* Start Given information *
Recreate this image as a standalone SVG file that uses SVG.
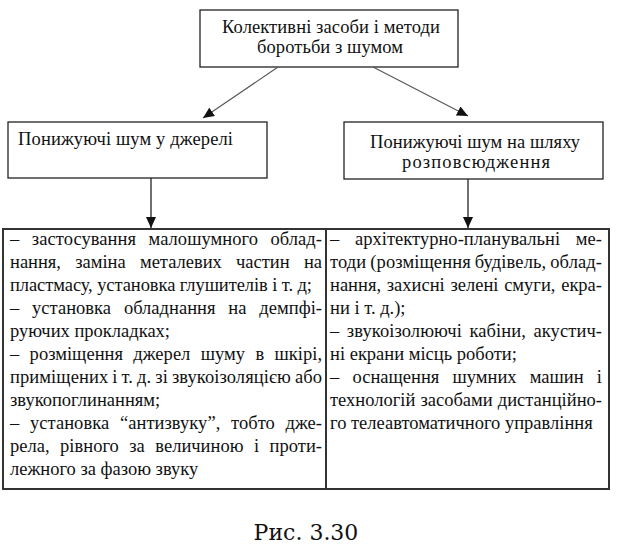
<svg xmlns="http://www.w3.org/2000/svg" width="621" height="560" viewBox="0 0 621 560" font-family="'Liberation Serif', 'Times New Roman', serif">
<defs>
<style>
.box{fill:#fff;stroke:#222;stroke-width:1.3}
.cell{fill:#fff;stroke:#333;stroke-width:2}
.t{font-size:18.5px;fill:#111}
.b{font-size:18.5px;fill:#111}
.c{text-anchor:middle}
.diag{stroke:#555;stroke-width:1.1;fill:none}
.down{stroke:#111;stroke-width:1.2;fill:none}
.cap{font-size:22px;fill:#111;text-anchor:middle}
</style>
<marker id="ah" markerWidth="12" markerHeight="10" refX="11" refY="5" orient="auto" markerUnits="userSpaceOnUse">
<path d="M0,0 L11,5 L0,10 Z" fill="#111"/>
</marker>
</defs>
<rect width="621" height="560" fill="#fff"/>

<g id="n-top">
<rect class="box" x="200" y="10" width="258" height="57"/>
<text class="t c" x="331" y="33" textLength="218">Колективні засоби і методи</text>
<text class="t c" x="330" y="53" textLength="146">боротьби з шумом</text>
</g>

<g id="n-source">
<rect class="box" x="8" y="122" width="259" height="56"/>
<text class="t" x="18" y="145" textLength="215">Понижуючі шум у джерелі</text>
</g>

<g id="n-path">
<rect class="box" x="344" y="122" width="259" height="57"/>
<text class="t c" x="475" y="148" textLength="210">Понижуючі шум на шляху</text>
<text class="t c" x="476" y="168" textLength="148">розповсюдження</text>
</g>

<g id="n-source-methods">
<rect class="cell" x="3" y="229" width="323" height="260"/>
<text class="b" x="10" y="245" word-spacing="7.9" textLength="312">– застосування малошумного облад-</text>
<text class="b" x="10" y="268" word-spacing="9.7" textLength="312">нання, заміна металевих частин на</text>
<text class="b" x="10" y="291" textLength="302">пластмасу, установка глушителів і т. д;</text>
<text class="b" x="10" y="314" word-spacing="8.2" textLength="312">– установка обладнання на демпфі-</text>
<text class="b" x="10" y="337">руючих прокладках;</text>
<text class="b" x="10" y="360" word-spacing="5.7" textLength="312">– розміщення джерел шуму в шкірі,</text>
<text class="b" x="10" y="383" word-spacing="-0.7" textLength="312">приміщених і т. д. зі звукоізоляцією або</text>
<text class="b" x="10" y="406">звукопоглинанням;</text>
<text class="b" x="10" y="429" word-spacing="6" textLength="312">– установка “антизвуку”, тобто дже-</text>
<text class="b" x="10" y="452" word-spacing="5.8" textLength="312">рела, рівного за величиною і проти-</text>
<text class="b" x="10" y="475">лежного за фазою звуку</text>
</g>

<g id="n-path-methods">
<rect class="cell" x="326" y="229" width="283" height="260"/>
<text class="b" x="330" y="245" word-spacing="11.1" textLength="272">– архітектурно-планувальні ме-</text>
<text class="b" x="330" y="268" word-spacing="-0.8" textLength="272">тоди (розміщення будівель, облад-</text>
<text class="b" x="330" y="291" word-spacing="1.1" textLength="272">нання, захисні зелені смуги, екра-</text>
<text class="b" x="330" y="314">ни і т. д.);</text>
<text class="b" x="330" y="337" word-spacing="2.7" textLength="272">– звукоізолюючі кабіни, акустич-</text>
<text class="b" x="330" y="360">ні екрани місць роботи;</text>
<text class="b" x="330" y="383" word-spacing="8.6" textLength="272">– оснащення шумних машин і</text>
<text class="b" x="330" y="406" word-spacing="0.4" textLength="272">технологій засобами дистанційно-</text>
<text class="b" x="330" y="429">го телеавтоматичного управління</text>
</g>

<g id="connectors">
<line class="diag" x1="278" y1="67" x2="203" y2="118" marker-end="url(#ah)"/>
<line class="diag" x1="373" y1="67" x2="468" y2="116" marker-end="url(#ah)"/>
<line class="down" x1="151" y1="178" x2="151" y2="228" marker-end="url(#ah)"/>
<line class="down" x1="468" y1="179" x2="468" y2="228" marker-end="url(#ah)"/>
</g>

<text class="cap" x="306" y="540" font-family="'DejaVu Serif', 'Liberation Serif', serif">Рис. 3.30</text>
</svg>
* End Given information *
*Job*
Pictures in the data above should not be copied; transcribe everything else exactly.

*The reply*
Recreate this image as a standalone SVG file that uses SVG.
<svg xmlns="http://www.w3.org/2000/svg" width="621" height="560" viewBox="0 0 621 560" font-family="'Liberation Serif', 'Times New Roman', serif">
<defs>
<style>
.box{fill:#fff;stroke:#222;stroke-width:1.3}
.cell{fill:#fff;stroke:#333;stroke-width:2}
.t{font-size:18.5px;fill:#111}
.b{font-size:18.5px;fill:#111}
.c{text-anchor:middle}
.diag{stroke:#555;stroke-width:1.1;fill:none}
.down{stroke:#111;stroke-width:1.2;fill:none}
.cap{font-size:22px;fill:#111;text-anchor:middle}
</style>
<marker id="ah" markerWidth="12" markerHeight="10" refX="11" refY="5" orient="auto" markerUnits="userSpaceOnUse">
<path d="M0,0 L11,5 L0,10 Z" fill="#111"/>
</marker>
</defs>
<rect width="621" height="560" fill="#fff"/>

<g id="n-top">
<rect class="box" x="200" y="10" width="258" height="57"/>
<text class="t c" x="331" y="33" textLength="218">Колективні засоби і методи</text>
<text class="t c" x="330" y="53" textLength="146">боротьби з шумом</text>
</g>

<g id="n-source">
<rect class="box" x="8" y="122" width="259" height="56"/>
<text class="t" x="18" y="145" textLength="215">Понижуючі шум у джерелі</text>
</g>

<g id="n-path">
<rect class="box" x="344" y="122" width="259" height="57"/>
<text class="t c" x="475" y="148" textLength="210">Понижуючі шум на шляху</text>
<text class="t c" x="476" y="168" textLength="148">розповсюдження</text>
</g>

<g id="n-source-methods">
<rect class="cell" x="3" y="229" width="323" height="260"/>
<text class="b" x="10" y="245" word-spacing="7.9" textLength="312">– застосування малошумного облад-</text>
<text class="b" x="10" y="268" word-spacing="9.7" textLength="312">нання, заміна металевих частин на</text>
<text class="b" x="10" y="291" textLength="302">пластмасу, установка глушителів і т. д;</text>
<text class="b" x="10" y="314" word-spacing="8.2" textLength="312">– установка обладнання на демпфі-</text>
<text class="b" x="10" y="337">руючих прокладках;</text>
<text class="b" x="10" y="360" word-spacing="5.7" textLength="312">– розміщення джерел шуму в шкірі,</text>
<text class="b" x="10" y="383" word-spacing="-0.7" textLength="312">приміщених і т. д. зі звукоізоляцією або</text>
<text class="b" x="10" y="406">звукопоглинанням;</text>
<text class="b" x="10" y="429" word-spacing="6" textLength="312">– установка “антизвуку”, тобто дже-</text>
<text class="b" x="10" y="452" word-spacing="5.8" textLength="312">рела, рівного за величиною і проти-</text>
<text class="b" x="10" y="475">лежного за фазою звуку</text>
</g>

<g id="n-path-methods">
<rect class="cell" x="326" y="229" width="283" height="260"/>
<text class="b" x="330" y="245" word-spacing="11.1" textLength="272">– архітектурно-планувальні ме-</text>
<text class="b" x="330" y="268" word-spacing="-0.8" textLength="272">тоди (розміщення будівель, облад-</text>
<text class="b" x="330" y="291" word-spacing="1.1" textLength="272">нання, захисні зелені смуги, екра-</text>
<text class="b" x="330" y="314">ни і т. д.);</text>
<text class="b" x="330" y="337" word-spacing="2.7" textLength="272">– звукоізолюючі кабіни, акустич-</text>
<text class="b" x="330" y="360">ні екрани місць роботи;</text>
<text class="b" x="330" y="383" word-spacing="8.6" textLength="272">– оснащення шумних машин і</text>
<text class="b" x="330" y="406" word-spacing="0.4" textLength="272">технологій засобами дистанційно-</text>
<text class="b" x="330" y="429">го телеавтоматичного управління</text>
</g>

<g id="connectors">
<line class="diag" x1="278" y1="67" x2="203" y2="118" marker-end="url(#ah)"/>
<line class="diag" x1="373" y1="67" x2="468" y2="116" marker-end="url(#ah)"/>
<line class="down" x1="151" y1="178" x2="151" y2="228" marker-end="url(#ah)"/>
<line class="down" x1="468" y1="179" x2="468" y2="228" marker-end="url(#ah)"/>
</g>

<text class="cap" x="306" y="540" font-family="'DejaVu Serif', 'Liberation Serif', serif">Рис. 3.30</text>
</svg>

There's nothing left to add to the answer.